It seems I spent my university time enrolled in the wrong departments. I managed degrees in administration, physical education, and general management. If only I had gone to Cal Poly.
Of course at the time I was trying to earn passing marks, the new Cal Poly Wine and Viticultural Program didn’t exist. As far as I know, such programs didn’t exist anywhere else in the 1940s either. So my chances of studying about wine in college were nil. No more. Not only has Cal Poly had such a program for quite a while — since 1999, the program is now an actual university department within the College of Food, Agriculture, and Environmental Sciences.
I first got wind of this program a couple of years ago when visiting Chateaux Margaux and chatting with Marie Guillard about their hiring practices for harvesters. She explained that they interview every prospective harvester, many of whom are college students. She didn’t specify from where but indicated that more and more colleges were offering students opportunities to study about wine.

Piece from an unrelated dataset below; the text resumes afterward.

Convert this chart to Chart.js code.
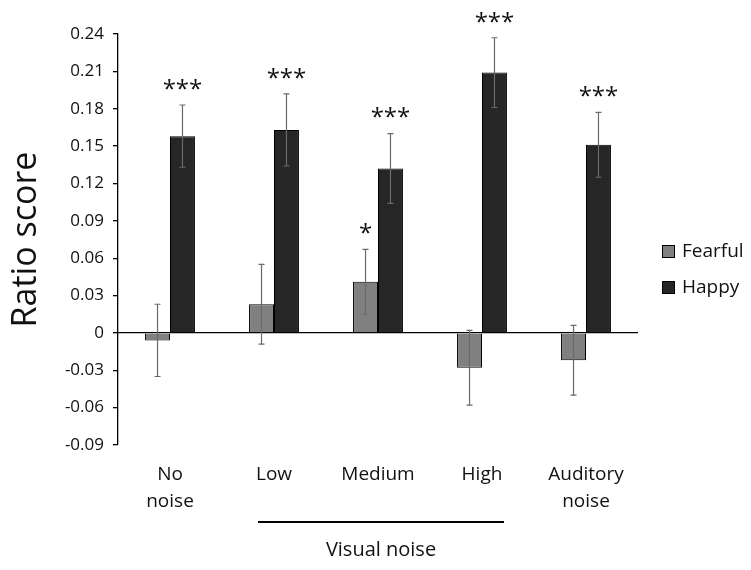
<!DOCTYPE html>
<html>
<head>
<meta charset="utf-8">
<script src="https://cdn.jsdelivr.net/npm/chart.js@4/dist/chart.umd.min.js"></script>
<style>
html,body{margin:0;padding:0;background:#fff;}
#wrap{width:751px;height:570px;position:relative;}
</style>
</head>
<body>
<div id="wrap"><canvas id="c" width="751" height="570"></canvas></div>
<script>
const categories = [['No', 'noise'], 'Low', 'Medium', 'High', ['Auditory', 'noise']];
const seriesNames = ['Fearful', 'Happy'];
const fearful = [-0.006, 0.023, 0.041, -0.028, -0.022];
const fearfulErr = [0.029, 0.032, 0.026, 0.030, 0.028];
const happy = [0.158, 0.163, 0.132, 0.209, 0.151];
const happyErr = [0.025, 0.029, 0.028, 0.028, 0.026];
const fearfulSig = ['', '', '*', '', ''];
const happySig = ['***', '***', '***', '***', '***'];
const yMin = -0.09, yMax = 0.24, yStep = 0.03;
const yTitle = 'Ratio score';
const groupLabel = 'Visual noise';
const groupRange = [1, 3];

const FONT = '"Open Sans", "Noto Sans", sans-serif';
const colors = ['#808080', '#262626'];
const errs = [fearfulErr, happyErr];
const sigs = [fearfulSig, happySig];

const extras = {
  id: 'extras',
  afterDatasetsDraw(chart) {
    const ctx = chart.ctx;
    const y = chart.scales.y;
    ctx.save();
    chart.data.datasets.forEach((ds, di) => {
      const meta = chart.getDatasetMeta(di);
      meta.data.forEach((bar, i) => {
        const v = ds.data[i], e = errs[di][i];
        const x = bar.x;
        const yt = y.getPixelForValue(v + e), yb = y.getPixelForValue(v - e);
        ctx.strokeStyle = '#6a6a6a';
        ctx.lineWidth = 1.2;
        ctx.beginPath();
        ctx.moveTo(x, yt); ctx.lineTo(x, yb);
        ctx.moveTo(x - 3, yt); ctx.lineTo(x + 3, yt);
        ctx.moveTo(x - 3, yb); ctx.lineTo(x + 3, yb);
        ctx.stroke();
        const s = sigs[di][i];
        if (s) {
          ctx.fillStyle = '#111';
          ctx.font = '24px ' + FONT;
          ctx.textAlign = 'center';
          ctx.textBaseline = 'middle';
          ctx.fillText(s, x, yt - 15);
        }
      });
    });
    // legend
    const lx = 662, ly0 = 251, gap = 36;
    ctx.font = '19px ' + FONT;
    ctx.textAlign = 'left';
    ctx.textBaseline = 'middle';
    chart.data.datasets.forEach((ds, di) => {
      const yy = ly0 + di * gap;
      ctx.fillStyle = ds.backgroundColor;
      ctx.fillRect(lx, yy - 6, 13, 13);
      ctx.strokeStyle = '#000';
      ctx.lineWidth = 1;
      ctx.strokeRect(lx + 0.5, yy - 5.5, 12, 12);
      ctx.fillStyle = '#111';
      ctx.fillText(ds.label, lx + 20, yy + 1);
    });
    // group line
    const xs = chart.scales.x;
    const gx0 = xs.getPixelForValue(groupRange[0]) - 16;
    const gx1 = xs.getPixelForValue(groupRange[1]) + 22;
    ctx.strokeStyle = '#000';
    ctx.lineWidth = 2;
    ctx.beginPath();
    ctx.moveTo(gx0, 522); ctx.lineTo(gx1, 522);
    ctx.stroke();
    ctx.fillStyle = '#111';
    ctx.font = '20px ' + FONT;
    ctx.textAlign = 'center';
    ctx.fillText(groupLabel, (gx0 + gx1) / 2, 550);
    ctx.restore();
  }
};

new Chart(document.getElementById('c'), {
  type: 'bar',
  data: {
    labels: categories,
    datasets: [
      { label: seriesNames[0], data: fearful, backgroundColor: colors[0], borderColor: '#000', borderWidth: 1 },
      { label: seriesNames[1], data: happy, backgroundColor: colors[1], borderColor: '#000', borderWidth: 1 }
    ]
  },
  options: {
    responsive: false,
    animation: false,
    events: [],
    layout: { padding: { top: 34, right: 113, left: 6, bottom: 0 } },
    categoryPercentage: 0.48,
    barPercentage: 1.0,
    plugins: { legend: { display: false }, tooltip: { enabled: false } },
    scales: {
      x: {
        grid: { display: false, drawTicks: false },
        border: { display: false },
        ticks: { color: '#111', font: { family: FONT, size: 19, lineHeight: 1.42 }, padding: 16, maxRotation: 0, autoSkip: false },
        afterFit(s) { s.height = 125; }
      },
      y: {
        min: yMin, max: yMax,
        afterBuildTicks(s) {
          const t = [];
          for (let k = 0; k <= Math.round((yMax - yMin) / yStep); k++) t.push({ value: +(yMin + k * yStep).toFixed(2) });
          s.ticks = t;
        },
        ticks: {
          color: '#111', font: { family: FONT, size: 17 }, padding: 9,
          callback: v => Math.abs(v) < 1e-9 ? '0' : Number(v).toFixed(2)
        },
        grid: {
          color: c => (c.tick && Math.abs(c.tick.value) < 1e-9) ? '#000' : 'rgba(0,0,0,0)',
          tickColor: '#000', tickLength: 5, lineWidth: 1.3
        },
        border: { display: true, color: '#000', width: 1.3 },
        title: { display: true, text: yTitle, color: '#111', font: { family: FONT, size: 34 }, padding: { top: 0, bottom: 0 } },
        afterFit(s) { s.width = 112; }
      }
    }
  },
  plugins: [extras]
});
</script>
</body>
</html>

Some 250 Cal Poly students are in the wine program now with another 90 expected by the end of the year. Not all is sniffing and sipping, however. The program requires hands-on work in vineyards and wineries, classes in business, marketing, and basic law. Most also do internships at wineries.
Now that some universities recognize the value of wine knowledge and the importance of educating students about its use, we can only hope that state legislatures will also catch on to the reality that wine has become an acceptable part of our culture and life style and deserves realistic legislation.